Le cheikh Naïm Qassem appelle l’Etat libanais à prendre sa part de la reconstruction et promet la coopération de ses institutions. Le Hezbollah, qui a perdu en influence au sein du gouvernement nommé en février par le nouveau premier ministre, Nawaf Salam, espère garder un œil sur le dossier par le biais du portefeuille des finances attribué à un proche du parti Amal, son allié chiite.
L’Etat libanais étant en quasi-faillite depuis la crise de 2019, la reconstruction ne pourra se faire sans le soutien des bailleurs étrangers. Ceux-ci conditionnent leur aide à des réformes structurelles et à la mise en place d’un mécanisme, sous l’égide de la Banque mondiale, pour empêcher le détournement des fonds au profit de l’oligarchie politico-financière ou du Hezbollah
« Vu l’ampleur des dégâts, le Hezbollah se débrouille bien. Il travaille avec honnêteté, estime Fadi Dib, un chef d’entreprise de 52 ans qui va recevoir 13 000 dollars pour rénover son duplex dans la Dahiyé. Le gouvernement ne fait rien, si ce n’est handicaper le processus de la reconstruction par ses décisions politiques, comme avec les avions iraniens. »

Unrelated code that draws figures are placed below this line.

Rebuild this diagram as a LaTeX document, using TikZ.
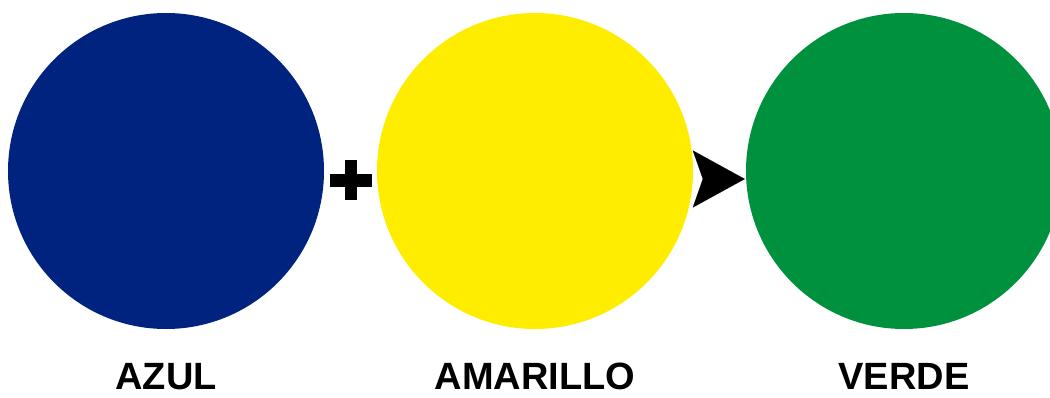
\documentclass[tikz,border=0pt]{standalone}
\usepackage{fontspec}
\setmainfont{Liberation Sans}
\usepackage{xcolor}
\usepackage{tikz}
\usetikzlibrary{positioning, calc, arrows.meta}
\definecolor{azulc}{RGB}{0,35,128}
\definecolor{amarilloc}{RGB}{255,237,0}
\definecolor{verdec}{RGB}{0,145,62}

\begin{document}
\begin{tikzpicture}[
  x=1pt, y=-1pt,
  mezcla/.style={circle, inner sep=0pt, minimum size=316pt},
  rotulo/.style={anchor=base, font=\fontsize{38}{38}\selectfont\bfseries},
]
  \useasboundingbox (0,0) rectangle (1050,397);
  \clip (0,0) rectangle (1050,397);
  \fill[white] (0,0) rectangle (1050,397);

  % Three colour discs
  \node[mezcla, fill=azulc] (azul) at (166,171) {};
  \node[mezcla, fill=amarilloc] (amarillo) at (535,171) {};
  \node[mezcla, fill=verdec] (verde) at (904,171) {};

  % Names under the discs
  \node[rotulo] (azulT) at (166,389) {AZUL};
  \node[rotulo] (amarilloT) at (535,389) {AMARILLO};
  \node[rotulo] (verdeT) at (904,389) {VERDE};

  % Plus sign between blue and yellow
  \coordinate (mas) at ($(azul.east)!0.5!(amarillo.west)+(0,9)$);
  \fill ($(mas)+(-21,-6.5)$) rectangle ($(mas)+(21,6.5)$);
  \fill ($(mas)+(-6,-20)$) rectangle ($(mas)+(6,20)$);

  % Arrow head between yellow and green
  \coordinate (da) at ($(amarillo.east)+(12,8)$);
  \coordinate (db) at ($(verde.west)+(-1,8)$);
  \draw[line width=0.1pt, -{Stealth[length=52pt, width=57pt, inset=10pt]}] (da) -- (db);
\end{tikzpicture}
\end{document}
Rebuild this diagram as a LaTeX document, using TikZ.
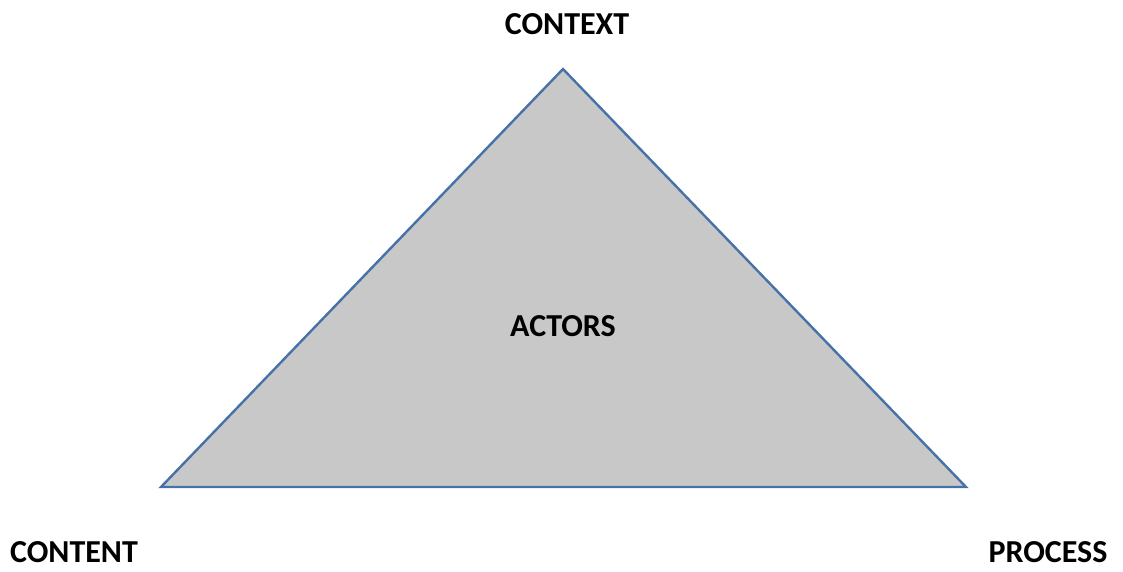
\documentclass[tikz,border=0pt]{standalone}
\usepackage{fontspec}
\setmainfont{Carlito}
\usepackage{xcolor}
\definecolor{edgeblue}{HTML}{4672A8}
\definecolor{fillgray}{HTML}{C8C8C8}
\tikzset{corner/.style={font=\fontsize{32}{36}\selectfont\bfseries, inner sep=0pt}}

\begin{document}
\begin{tikzpicture}[x=1pt, y=-1pt]
            \useasboundingbox (0,0) rectangle (1123,571);
            \coordinate (top) at (563,69);
            \coordinate (left) at (161,487);
            \coordinate (right) at (966,487);
            
            \draw[edgeblue, fill=fillgray, line width=2.4pt, line join=miter] (top)--(left)--(right)--cycle;
            
            \node[corner] (context) at (567,24) {CONTEXT};
            \node[corner] (actors) at (563,326) {ACTORS};
            \node[corner] (content) at (74,552) {CONTENT};
            \node[corner] (process) at (1048,552) {PROCESS};
\end{tikzpicture}
\end{document}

L’interdiction faite par les autorités libanaises, jeudi 13 février, à un avion d’une compagnie iranienne d’atterrir à Beyrouth a provoqué des tensions pendant trois jours. Sur la route de l’aéroport, des partisans du Hezbollah ont attaqué un convoi de l’ONU et blessé deux casques bleus. Israël avait émis des menaces concernant les avions civils iraniens qui transporteraient des fonds à destination du Hezbollah. « Israël essaie d’accomplir sur le terrain politique ce qu’il n’a pas réussi à faire militairement : éradiquer toute influence du Hezbollah », déplore Amina Sbaïta, une vendeuse de 40 ans de la Dahiyé, prédisant des temps difficiles au Liban.